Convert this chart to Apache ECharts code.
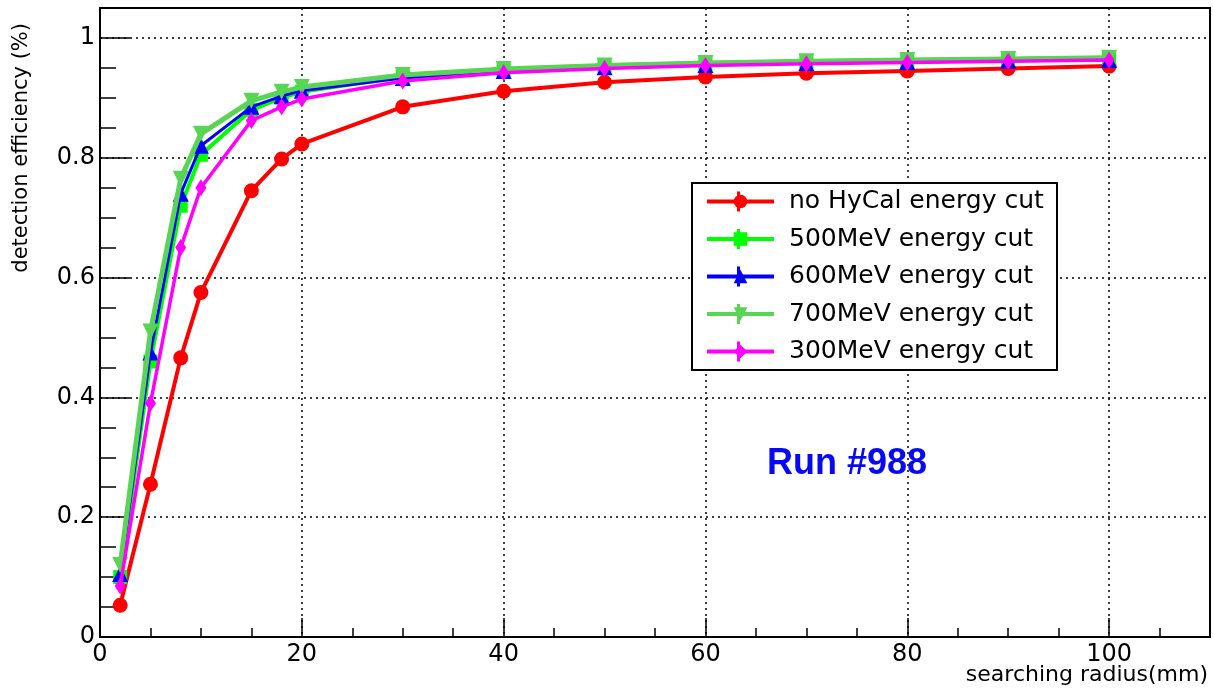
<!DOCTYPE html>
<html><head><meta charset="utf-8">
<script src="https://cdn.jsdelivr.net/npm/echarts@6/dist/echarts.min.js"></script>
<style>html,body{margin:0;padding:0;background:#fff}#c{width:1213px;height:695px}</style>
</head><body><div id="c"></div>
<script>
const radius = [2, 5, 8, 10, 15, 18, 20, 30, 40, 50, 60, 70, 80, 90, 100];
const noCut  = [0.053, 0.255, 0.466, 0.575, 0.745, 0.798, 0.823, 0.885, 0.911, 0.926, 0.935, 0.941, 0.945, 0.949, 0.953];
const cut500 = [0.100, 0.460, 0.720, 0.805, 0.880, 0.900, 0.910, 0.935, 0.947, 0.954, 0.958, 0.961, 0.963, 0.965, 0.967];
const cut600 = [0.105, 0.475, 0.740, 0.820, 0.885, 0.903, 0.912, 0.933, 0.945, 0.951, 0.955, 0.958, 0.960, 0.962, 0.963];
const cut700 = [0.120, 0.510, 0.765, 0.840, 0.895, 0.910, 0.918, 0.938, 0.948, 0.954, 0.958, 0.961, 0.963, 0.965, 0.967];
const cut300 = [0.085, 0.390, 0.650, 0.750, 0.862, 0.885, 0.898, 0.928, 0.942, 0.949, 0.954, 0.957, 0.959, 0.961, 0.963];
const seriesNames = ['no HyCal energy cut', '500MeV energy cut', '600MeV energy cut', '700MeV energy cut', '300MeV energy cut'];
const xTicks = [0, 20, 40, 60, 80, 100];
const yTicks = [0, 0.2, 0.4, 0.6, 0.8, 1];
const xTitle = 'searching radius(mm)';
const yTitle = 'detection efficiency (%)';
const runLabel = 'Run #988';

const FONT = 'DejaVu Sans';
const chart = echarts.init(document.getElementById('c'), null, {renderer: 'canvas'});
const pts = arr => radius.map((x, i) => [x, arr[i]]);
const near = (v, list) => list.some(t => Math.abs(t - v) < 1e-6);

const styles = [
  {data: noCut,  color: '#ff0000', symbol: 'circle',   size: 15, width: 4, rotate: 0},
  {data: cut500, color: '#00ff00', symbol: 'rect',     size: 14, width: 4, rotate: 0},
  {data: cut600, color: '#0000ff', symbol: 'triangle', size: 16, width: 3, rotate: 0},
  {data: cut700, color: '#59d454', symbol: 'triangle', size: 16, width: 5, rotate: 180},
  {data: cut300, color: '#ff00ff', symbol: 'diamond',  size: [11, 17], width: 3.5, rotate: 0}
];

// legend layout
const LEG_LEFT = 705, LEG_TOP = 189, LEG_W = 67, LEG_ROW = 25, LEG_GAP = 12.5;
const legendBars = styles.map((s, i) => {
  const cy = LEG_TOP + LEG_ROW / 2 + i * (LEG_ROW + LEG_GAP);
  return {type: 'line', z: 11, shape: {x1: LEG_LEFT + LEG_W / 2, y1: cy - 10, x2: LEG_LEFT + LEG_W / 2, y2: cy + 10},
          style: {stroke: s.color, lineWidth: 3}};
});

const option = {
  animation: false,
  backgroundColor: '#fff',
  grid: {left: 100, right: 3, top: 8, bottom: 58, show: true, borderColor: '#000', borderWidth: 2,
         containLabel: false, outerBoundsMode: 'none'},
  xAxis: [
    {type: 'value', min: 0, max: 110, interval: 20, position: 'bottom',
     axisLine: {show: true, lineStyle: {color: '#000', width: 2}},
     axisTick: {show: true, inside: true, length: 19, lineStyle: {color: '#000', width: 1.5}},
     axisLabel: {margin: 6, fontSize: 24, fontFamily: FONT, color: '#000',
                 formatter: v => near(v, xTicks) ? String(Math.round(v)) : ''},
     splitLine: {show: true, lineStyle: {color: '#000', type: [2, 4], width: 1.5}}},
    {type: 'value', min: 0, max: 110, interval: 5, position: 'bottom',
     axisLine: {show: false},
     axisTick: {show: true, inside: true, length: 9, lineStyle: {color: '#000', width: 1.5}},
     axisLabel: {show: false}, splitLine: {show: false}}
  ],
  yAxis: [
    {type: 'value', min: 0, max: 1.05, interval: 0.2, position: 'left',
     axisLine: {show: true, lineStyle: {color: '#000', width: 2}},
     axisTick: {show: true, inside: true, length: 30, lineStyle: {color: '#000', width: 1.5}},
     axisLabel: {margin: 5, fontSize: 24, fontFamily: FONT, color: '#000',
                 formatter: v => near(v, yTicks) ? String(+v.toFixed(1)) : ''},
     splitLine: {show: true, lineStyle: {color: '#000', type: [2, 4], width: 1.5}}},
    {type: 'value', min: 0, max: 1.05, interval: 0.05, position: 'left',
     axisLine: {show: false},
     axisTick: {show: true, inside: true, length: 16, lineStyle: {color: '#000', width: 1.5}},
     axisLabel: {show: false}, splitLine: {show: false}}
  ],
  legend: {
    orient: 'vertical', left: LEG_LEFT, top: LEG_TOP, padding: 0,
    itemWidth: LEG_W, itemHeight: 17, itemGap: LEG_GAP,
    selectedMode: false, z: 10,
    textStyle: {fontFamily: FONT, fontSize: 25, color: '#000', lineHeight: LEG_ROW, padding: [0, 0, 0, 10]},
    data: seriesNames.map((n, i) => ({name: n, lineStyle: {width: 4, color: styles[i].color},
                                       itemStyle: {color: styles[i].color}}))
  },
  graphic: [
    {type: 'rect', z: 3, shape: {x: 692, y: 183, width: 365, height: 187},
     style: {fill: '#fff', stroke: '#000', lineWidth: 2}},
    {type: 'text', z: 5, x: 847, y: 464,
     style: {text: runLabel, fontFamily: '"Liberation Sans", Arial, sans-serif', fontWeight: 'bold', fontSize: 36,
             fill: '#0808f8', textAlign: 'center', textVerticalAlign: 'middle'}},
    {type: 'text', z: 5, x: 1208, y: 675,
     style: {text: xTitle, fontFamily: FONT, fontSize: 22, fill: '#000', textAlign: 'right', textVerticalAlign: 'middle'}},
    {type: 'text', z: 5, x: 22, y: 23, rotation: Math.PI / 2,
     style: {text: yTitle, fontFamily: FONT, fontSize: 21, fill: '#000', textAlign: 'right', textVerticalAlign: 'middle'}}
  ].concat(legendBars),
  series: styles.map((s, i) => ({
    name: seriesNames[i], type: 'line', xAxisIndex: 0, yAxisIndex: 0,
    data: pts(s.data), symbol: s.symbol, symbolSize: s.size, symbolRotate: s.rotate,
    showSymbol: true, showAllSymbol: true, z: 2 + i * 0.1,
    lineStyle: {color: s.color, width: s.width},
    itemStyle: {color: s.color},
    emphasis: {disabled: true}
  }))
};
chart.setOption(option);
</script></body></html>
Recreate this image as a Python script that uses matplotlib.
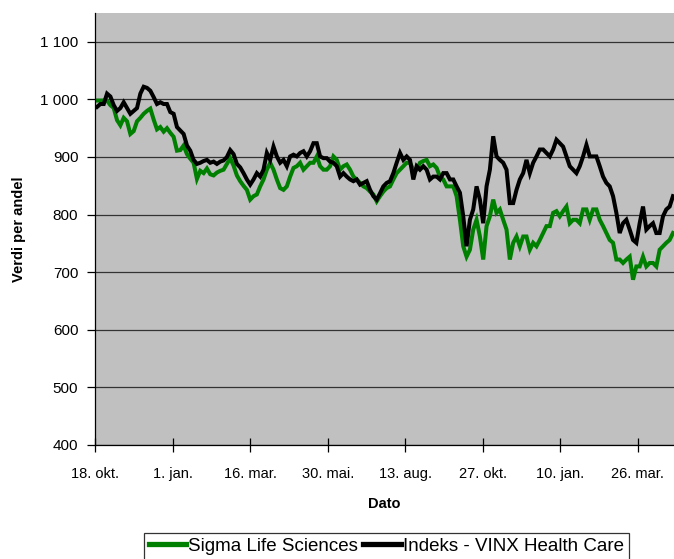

## REQUEST
Looking at the records above, tally the lines holding "this" and reply with that number only.

## CORRECT OUTPUT
2